In the author’s note Conrad explains that he meant it to be, more broadly, a novel about one’s passage into manhood.  Why?  Perhaps even he felt his readers were liable not to get it (by and large they did not:  invariably, Conrad sold poorly); so he went out and did something no man’s man ever should: he explained.  Predictably, it didn’t work:  critics still insist it is a novel about ghosts.

It didn’t work because, being one of us, he explained badly: The Shadow Line is not a novel about passage into adulthood; it is a novel about a man’s love for the sea:

A sudden passion of anxious impatience rushed
through my veins, gave me such a sense of the in-
tensity of existence as I have never felt before or
since. I discovered how much of a seaman I was,
in heart, in mind, and, as it were, physically–a
man exclusively of sea and ships; the sea the only
world that counted, and the ships, the test of man-
liness, of temperament, of courage and fidelity–
and of love.

Sell that in a (historically) land-locked country.

*

To me Conrad is –destiny:  he went to sea inspired by books; I went to Asia inspired by Conrad.  He lived a life of action before he ever entertained the idea of writing; I dropped the idea of letters and took up life of adventure instead.  He wrote with profound respect and sympathy for Asians — particularly Malays — whom he saw as noble and proud;  a lot of who I am has come about precisely because I too have adopted his attitude.  On the other side of the ledger:  Conrad evolved a peculiar ethos, one which combined chimeric romanticism and proud stoicism; unhappily, perhaps, it is an ethos I understand — and find easy to embrace.

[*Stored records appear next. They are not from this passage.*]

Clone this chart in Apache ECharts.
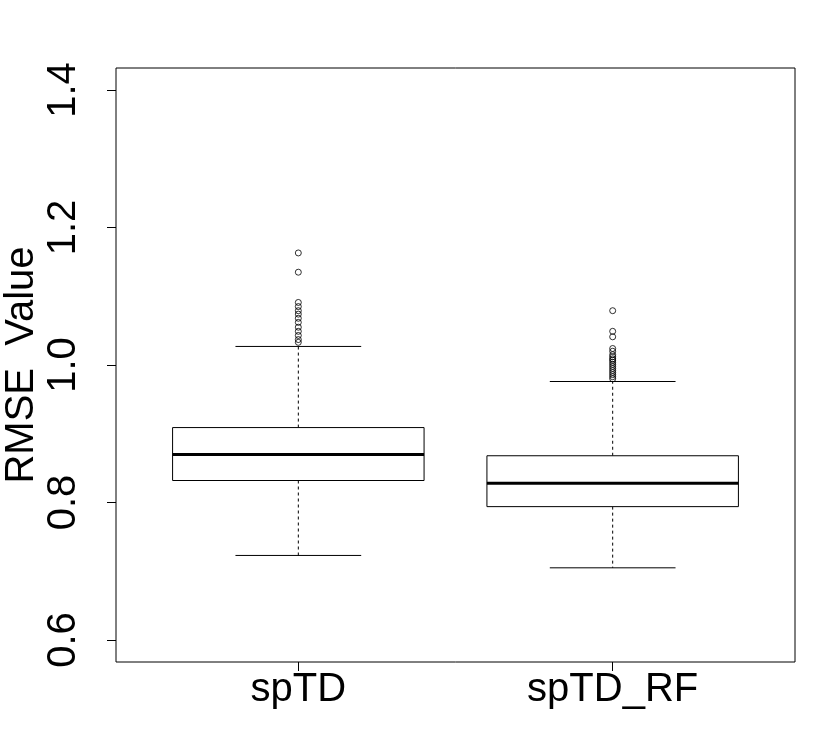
<!DOCTYPE html>
<html>
<head>
<meta charset="utf-8">
<script src="https://cdn.jsdelivr.net/npm/echarts@6/dist/echarts.min.js"></script>
<style>
  html, body { margin: 0; padding: 0; background: #fff; }
  #main { width: 830px; height: 747px; }
</style>
</head>
<body>
<div id="main"></div>
<script>
// categories and box statistics: [lower whisker, Q1, median, Q3, upper whisker]
var categories = ['spTD', 'spTD_RF'];
var spTDStats = [0.723, 0.832, 0.870, 0.909, 1.027];
var spTDRFStats = [0.705, 0.794, 0.828, 0.868, 0.976];
// outliers
var spTDOutliers = [1.163, 1.135, 1.091, 1.085, 1.079, 1.074, 1.068, 1.062, 1.055, 1.049, 1.043, 1.037, 1.033];
var spTDRFOutliers = [1.079, 1.049, 1.041, 1.024, 1.020, 1.015, 1.012, 1.009, 1.007, 1.004, 1.001,
                      0.998, 0.995, 0.992, 0.989, 0.986, 0.983, 0.980];
var yTicks = [0.6, 0.8, 1.0, 1.2, 1.4];

var allStats = [spTDStats, spTDRFStats];
var allOutliers = [spTDOutliers, spTDRFOutliers];

var boxData = categories.map(function (c, i) {
    return [i + 1].concat(allStats[i]);
});
var outlierData = [];
allOutliers.forEach(function (list, i) {
    list.forEach(function (v) { outlierData.push([i + 1, v]); });
});

var FONT = '"Liberation Sans", Arial, Helvetica, sans-serif';

function renderBox(params, api) {
    var x = api.value(0);
    var lo = api.coord([x, api.value(1)]);
    var q1 = api.coord([x, api.value(2)]);
    var med = api.coord([x, api.value(3)]);
    var q3 = api.coord([x, api.value(4)]);
    var hi = api.coord([x, api.value(5)]);
    var halfBox = api.size([0.8, 0])[0] / 2;
    var halfCap = halfBox / 2;
    var cx = med[0];
    function line(x1, y1, x2, y2, extra) {
        var style = { stroke: '#000', lineWidth: 1 };
        for (var k in extra) style[k] = extra[k];
        return { type: 'line', shape: { x1: x1, y1: y1, x2: x2, y2: y2 }, style: style };
    }
    return {
        type: 'group',
        children: [
            line(cx, q3[1], cx, hi[1], { lineDash: [3, 3] }),
            line(cx, q1[1], cx, lo[1], { lineDash: [3, 3] }),
            line(cx - halfCap, hi[1], cx + halfCap, hi[1]),
            line(cx - halfCap, lo[1], cx + halfCap, lo[1]),
            {
                type: 'rect',
                shape: { x: cx - halfBox, y: q3[1], width: halfBox * 2, height: q1[1] - q3[1] },
                style: { fill: '#fff', stroke: '#000', lineWidth: 1 }
            },
            line(cx - halfBox, med[1], cx + halfBox, med[1], { lineWidth: 3 })
        ]
    };
}

var myChart = echarts.init(document.getElementById('main'));
var option = {
    backgroundColor: '#fff',
    animation: false,
    textStyle: { fontFamily: FONT },
    grid: {
        left: 116, right: 35, top: 68, bottom: 85,
        outerBoundsMode: 'none',
        containLabel: false,
        show: true, borderColor: '#000', borderWidth: 1,
        backgroundColor: 'transparent'
    },
    xAxis: {
        type: 'value',
        min: 0.42,
        max: 2.58,
        splitLine: { show: false },
        axisLine: { show: false },
        axisTick: { show: true, customValues: [1, 2], length: 9, lineStyle: { color: '#000' } },
        axisLabel: {
            customValues: [1, 2],
            formatter: function (v) { return categories[Math.round(v) - 1]; },
            fontSize: 40, color: '#000', fontFamily: FONT, margin: 8
        }
    },
    yAxis: {
        type: 'value',
        min: 0.568,
        max: 1.432,
        name: 'RMSE  Value',
        nameLocation: 'middle',
        nameGap: 74,
        nameMoveOverlap: false,
        nameTextStyle: { fontSize: 40, color: '#000', fontFamily: FONT },
        splitLine: { show: false },
        axisLine: { show: false },
        axisTick: { show: true, customValues: yTicks, length: 9, lineStyle: { color: '#000' } },
        axisLabel: {
            customValues: yTicks,
            rotate: 90,
            formatter: function (v) { return v.toFixed(1); },
            fontSize: 40, color: '#000', fontFamily: FONT, margin: 32
        }
    },
    series: [
        {
            type: 'custom',
            renderItem: renderBox,
            encode: { x: 0, y: [1, 2, 3, 4, 5] },
            data: boxData
        },
        {
            type: 'scatter',
            symbol: 'circle',
            symbolSize: 6,
            itemStyle: { color: 'transparent', borderColor: '#000', borderWidth: 1 },
            data: outlierData
        }
    ]
};
myChart.setOption(option);
</script>
</body>
</html>
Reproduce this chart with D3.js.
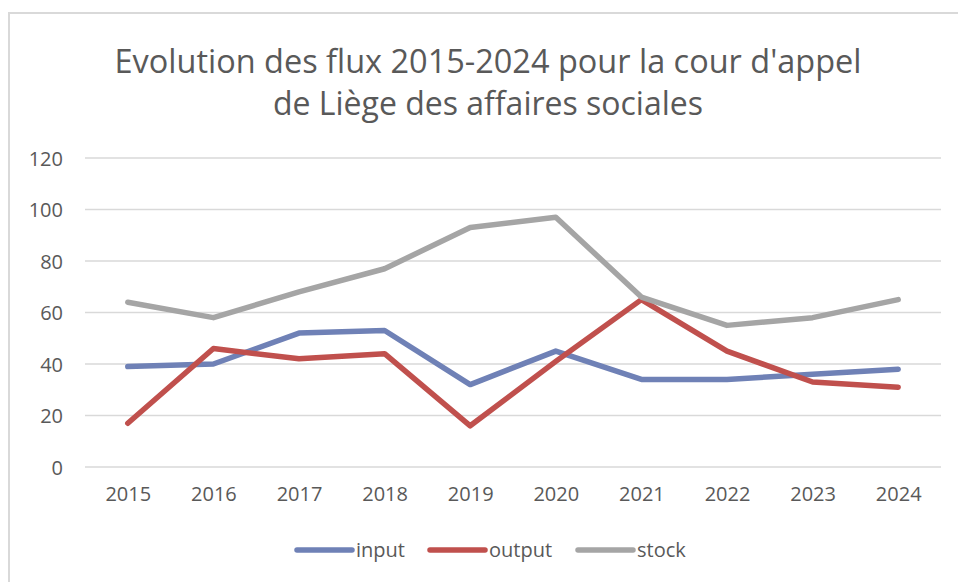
<!DOCTYPE html>
<html>
<head>
<meta charset="utf-8">
<script src="https://cdn.jsdelivr.net/npm/d3@7"></script>
<style>
  body { margin: 0; background: #fff; }
  text { font-family: "Open Sans", sans-serif; fill: #595959; }
</style>
</head>
<body>
<script>
const years = ["2015", "2016", "2017", "2018", "2019", "2020", "2021", "2022", "2023", "2024"];
const input = [39, 40, 52, 53, 32, 45, 34, 34, 36, 38];
const output = [17, 46, 42, 44, 16, 41, 65, 45, 33, 31];
const stock = [64, 58, 68, 77, 93, 97, 66, 55, 58, 65];
const yTicks = [0, 20, 40, 60, 80, 100, 120];
const titleLines = ["Evolution des flux 2015-2024 pour la cour d'appel", "de Liège des affaires sociales"];

const w = 958, h = 582;
const plotLeft = 85, plotRight = 941, plotTop = 158, plotBottom = 467;

const series = [
  {name: "input", values: input, color: "#6f81b6"},
  {name: "output", values: output, color: "#c0504d"},
  {name: "stock", values: stock, color: "#a5a5a5"}
];

const svg = d3.select("body").append("svg")
  .attr("width", w)
  .attr("height", h);

// chart frame (only top and left edges visible)
svg.append("rect")
  .attr("x", 9).attr("y", 13)
  .attr("width", 1000).attr("height", 700)
  .attr("fill", "none")
  .attr("stroke", "#d9d9d9")
  .attr("stroke-width", 2);

// title
const titleW = [747, 430];
svg.selectAll(".title")
  .data(titleLines)
  .enter().append("text")
  .attr("class", "title")
  .attr("x", 488)
  .attr("y", (d, i) => 73 + i * 42)
  .attr("text-anchor", "middle")
  .style("font-size", "32px")
  .attr("textLength", (d, i) => titleW[i])
  .attr("lengthAdjust", "spacingAndGlyphs")
  .text(d => d);

const x = d3.scalePoint()
  .domain(years)
  .range([plotLeft, plotRight])
  .padding(0.5);

const y = d3.scaleLinear()
  .domain([0, 120])
  .range([plotBottom, plotTop]);

// gridlines
svg.append("g")
  .selectAll("line")
  .data(yTicks)
  .enter().append("line")
  .attr("x1", plotLeft).attr("x2", plotRight)
  .attr("y1", d => y(d)).attr("y2", d => y(d))
  .attr("stroke", "#d9d9d9")
  .attr("stroke-width", 1.5);

// y axis
const yAxis = d3.axisLeft(y).tickValues(yTicks).tickSize(0).tickPadding(0);
const gy = svg.append("g")
  .attr("transform", "translate(63,0)")
  .call(yAxis);
gy.select(".domain").remove();
gy.selectAll("text")
  .style("font-size", "20px")
  .attr("dy", "0.35em")
  .style("fill", "#595959");

// x axis
const xAxis = d3.axisBottom(x).tickSize(0).tickPadding(0);
const gx = svg.append("g")
  .attr("transform", "translate(0,487)")
  .call(xAxis);
gx.select(".domain").remove();
gx.selectAll("text")
  .style("font-size", "20px")
  .style("fill", "#595959");

// lines
const line = d3.line()
  .x((d, i) => x(years[i]))
  .y(d => y(d));

svg.selectAll(".series")
  .data(series)
  .enter().append("path")
  .attr("class", "series")
  .attr("d", d => line(d.values))
  .attr("fill", "none")
  .attr("stroke", d => d.color)
  .attr("stroke-width", 5.5)
  .attr("stroke-linejoin", "round")
  .attr("stroke-linecap", "round");

// legend
const legendX = [297, 430, 578];
const lg = svg.selectAll(".legend")
  .data(series)
  .enter().append("g")
  .attr("class", "legend")
  .attr("transform", (d, i) => "translate(" + legendX[i] + ",550)");
lg.append("line")
  .attr("x1", 0).attr("x2", 55)
  .attr("y1", 0).attr("y2", 0)
  .attr("stroke", d => d.color)
  .attr("stroke-width", 5.5)
  .attr("stroke-linecap", "round");
lg.append("text")
  .attr("x", 59)
  .attr("dy", "0.35em")
  .style("font-size", "20px")
  .text(d => d.name);
</script>
</body>
</html>
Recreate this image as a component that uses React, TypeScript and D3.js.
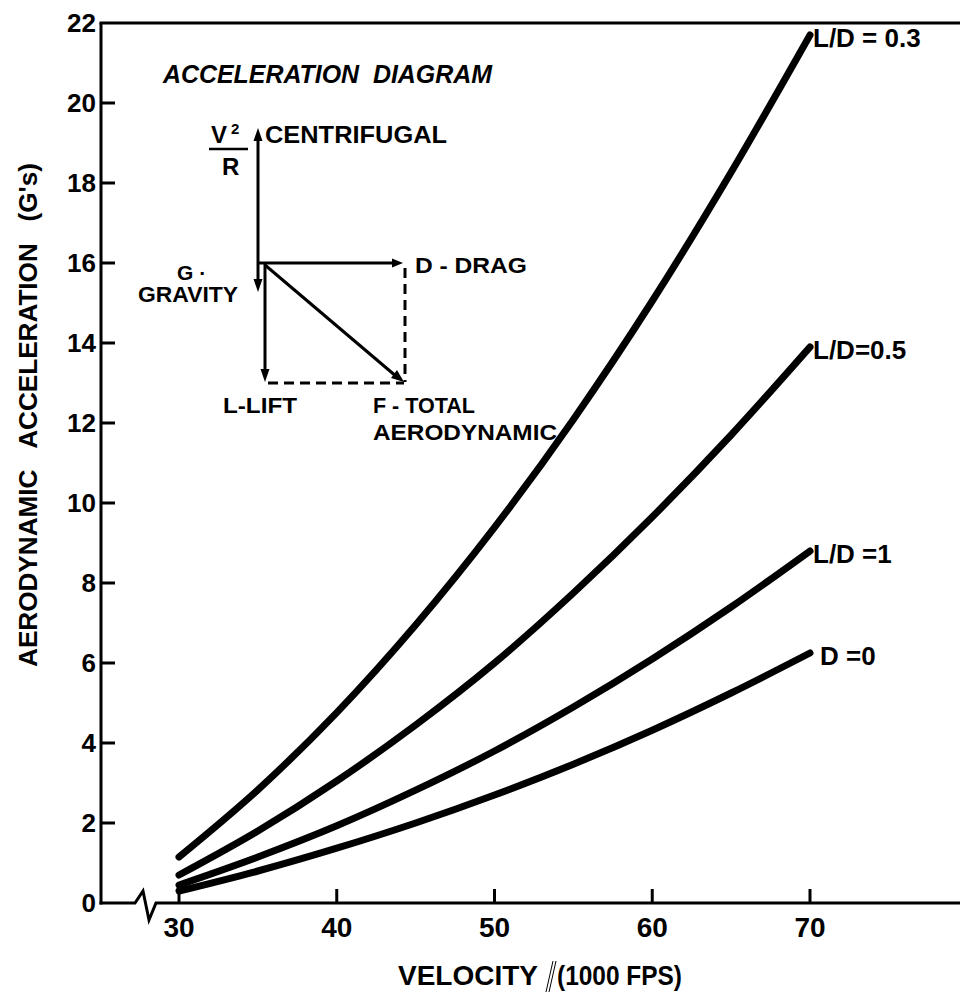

But above all, Conrad is for me a case of a love foretold:  long before I ever laid my eyes upon them, I knew, from reading him, that I would love intensely and madly the stifling heat of the jungle, the massive muddy fast flowing rivers, the screeching birds and howling monkeys, the intensely colored flowers and the madly scented fruit, the deliciously powerful trade-wind blowing onshore, the flavor of the foods, the patterns of the skirts, the curvature of the weapons, the otherworldly clang of the gamelan.

Conrad the writer interests me less:  the sedentary life of struggling with writer’s block, agents, and publishers seems so much less than his life as a sailor.  How can experimentation in new forms of narrative match the excitement of a good storm at sea?  It is hard to believe that it was for this that he’d left the Otago.

Footnotes

1 The beauty of Conrad’s prose seems surprising in a man who, reportedly, spoke English with a heavy accent until his dying day. It isn’t English, wrote a critic, meaning that no Englishman could have ever written anything like it and that, to his mind, the greatness of the prose lay precisely in this fact: perhaps, he meant to suggest, it took a foreigner to realize the full potential of English prose, lying hidden, as it were in the native’s blind spots. Unlike Nabokov’s prose, which to my ears sounds like Englished Russian, Conrad’s prose is not Englished Polish — indeed, it translates badly into Polish. It is entirely — Conradian; entirely his own.